Inspirational feature films

Mungiu has personally selected the three titles that complement his retrospective. With respect to The Reenactment, the filmmaker explains that “I’ve always liked it, not just because it succeeded in avoiding the censorship that was in place at the time,  but because, in my opinion, it continues today to be the Romanian film with the greatest force as well as moments of superb cinema”.

As for A Short Film About Killing, he recalls that “you had to pass a difficult exam to be admitted to the Bucharest National University of Theatre and Film.
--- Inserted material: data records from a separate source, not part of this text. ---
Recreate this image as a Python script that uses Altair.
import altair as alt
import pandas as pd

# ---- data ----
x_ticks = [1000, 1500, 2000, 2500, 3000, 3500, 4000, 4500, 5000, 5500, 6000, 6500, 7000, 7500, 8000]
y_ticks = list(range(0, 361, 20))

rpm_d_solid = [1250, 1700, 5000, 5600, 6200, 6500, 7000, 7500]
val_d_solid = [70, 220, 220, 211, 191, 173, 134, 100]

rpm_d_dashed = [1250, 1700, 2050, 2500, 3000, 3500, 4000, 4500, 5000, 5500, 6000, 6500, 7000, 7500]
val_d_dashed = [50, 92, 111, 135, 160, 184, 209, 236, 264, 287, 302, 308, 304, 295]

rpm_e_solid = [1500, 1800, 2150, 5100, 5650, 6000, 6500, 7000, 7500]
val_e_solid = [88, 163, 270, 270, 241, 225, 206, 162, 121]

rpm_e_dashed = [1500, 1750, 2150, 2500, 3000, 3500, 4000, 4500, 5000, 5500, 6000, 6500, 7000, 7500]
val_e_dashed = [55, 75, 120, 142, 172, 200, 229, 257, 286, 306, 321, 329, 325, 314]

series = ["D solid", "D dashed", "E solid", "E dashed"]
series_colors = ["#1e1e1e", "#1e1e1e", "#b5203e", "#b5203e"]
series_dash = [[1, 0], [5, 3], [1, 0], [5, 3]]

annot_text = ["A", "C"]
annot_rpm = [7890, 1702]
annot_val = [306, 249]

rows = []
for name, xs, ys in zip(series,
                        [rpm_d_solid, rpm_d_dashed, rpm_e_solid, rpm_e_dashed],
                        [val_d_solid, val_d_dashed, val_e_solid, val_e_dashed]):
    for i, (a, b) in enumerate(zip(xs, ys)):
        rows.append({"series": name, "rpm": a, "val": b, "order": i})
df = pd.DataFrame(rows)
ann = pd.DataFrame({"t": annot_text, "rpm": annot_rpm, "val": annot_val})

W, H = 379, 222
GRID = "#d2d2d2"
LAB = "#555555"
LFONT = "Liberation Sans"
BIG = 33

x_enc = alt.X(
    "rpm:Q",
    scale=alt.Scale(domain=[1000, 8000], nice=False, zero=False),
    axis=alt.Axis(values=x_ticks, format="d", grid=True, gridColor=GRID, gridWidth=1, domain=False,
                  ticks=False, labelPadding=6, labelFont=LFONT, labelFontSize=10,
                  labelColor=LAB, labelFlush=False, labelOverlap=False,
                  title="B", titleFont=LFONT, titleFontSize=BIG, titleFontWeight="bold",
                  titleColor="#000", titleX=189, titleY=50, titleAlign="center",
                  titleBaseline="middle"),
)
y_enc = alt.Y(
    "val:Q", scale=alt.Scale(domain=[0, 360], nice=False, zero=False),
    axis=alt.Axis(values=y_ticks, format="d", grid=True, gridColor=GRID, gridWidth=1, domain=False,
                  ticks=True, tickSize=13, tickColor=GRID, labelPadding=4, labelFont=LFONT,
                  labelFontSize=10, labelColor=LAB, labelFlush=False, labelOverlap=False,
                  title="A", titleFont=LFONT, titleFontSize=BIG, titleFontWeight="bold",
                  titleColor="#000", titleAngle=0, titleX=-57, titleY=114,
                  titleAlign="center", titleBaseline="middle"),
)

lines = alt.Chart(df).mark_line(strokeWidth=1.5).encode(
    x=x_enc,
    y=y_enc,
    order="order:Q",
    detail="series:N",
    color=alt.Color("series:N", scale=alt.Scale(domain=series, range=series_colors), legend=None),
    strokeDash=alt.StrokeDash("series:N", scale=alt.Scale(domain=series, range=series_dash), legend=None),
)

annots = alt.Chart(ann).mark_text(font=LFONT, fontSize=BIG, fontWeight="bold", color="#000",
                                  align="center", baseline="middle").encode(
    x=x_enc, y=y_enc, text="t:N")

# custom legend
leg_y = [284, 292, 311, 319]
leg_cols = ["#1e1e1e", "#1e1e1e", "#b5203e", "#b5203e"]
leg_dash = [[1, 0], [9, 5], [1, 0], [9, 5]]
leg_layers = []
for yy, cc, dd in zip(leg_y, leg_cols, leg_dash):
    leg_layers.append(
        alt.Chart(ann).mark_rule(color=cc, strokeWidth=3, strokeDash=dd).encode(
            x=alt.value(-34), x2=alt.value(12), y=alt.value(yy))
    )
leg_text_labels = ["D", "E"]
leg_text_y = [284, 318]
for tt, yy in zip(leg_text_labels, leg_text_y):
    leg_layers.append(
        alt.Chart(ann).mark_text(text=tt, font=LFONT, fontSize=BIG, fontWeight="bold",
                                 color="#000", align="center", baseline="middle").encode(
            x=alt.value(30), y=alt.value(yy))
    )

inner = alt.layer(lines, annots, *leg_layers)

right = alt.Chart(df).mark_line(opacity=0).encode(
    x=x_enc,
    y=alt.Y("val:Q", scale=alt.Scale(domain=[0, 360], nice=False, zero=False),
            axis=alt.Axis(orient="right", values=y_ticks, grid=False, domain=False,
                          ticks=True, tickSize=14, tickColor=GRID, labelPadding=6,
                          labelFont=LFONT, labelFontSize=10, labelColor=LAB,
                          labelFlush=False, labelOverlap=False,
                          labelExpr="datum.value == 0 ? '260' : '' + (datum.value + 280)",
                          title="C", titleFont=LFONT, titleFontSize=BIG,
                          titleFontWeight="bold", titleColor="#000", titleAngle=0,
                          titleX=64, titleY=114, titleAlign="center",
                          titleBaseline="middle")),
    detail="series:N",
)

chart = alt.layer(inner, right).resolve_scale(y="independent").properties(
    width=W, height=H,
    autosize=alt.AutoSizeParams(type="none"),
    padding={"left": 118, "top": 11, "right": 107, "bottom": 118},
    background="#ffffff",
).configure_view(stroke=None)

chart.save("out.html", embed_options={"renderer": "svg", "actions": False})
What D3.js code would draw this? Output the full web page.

Among other tests, you had to analyse a scene from a film. The one I chose was by Kieślowski. His Dekalog was broadcast on Romanian television in the 1980s and was one of the few productions of recent times that Romania could afford to buy given how scarce everything was. The professors at the university loved the film for its concise realism”.

Finally, on The Life of Jesus, Mungiu reports that “after I graduated from film school I just happened to come across the film at a festival. Its rhythm, ambiguity and discretion were the driving force behind my subsequent shift in the direction of a more minimalist approach to filmmaking”.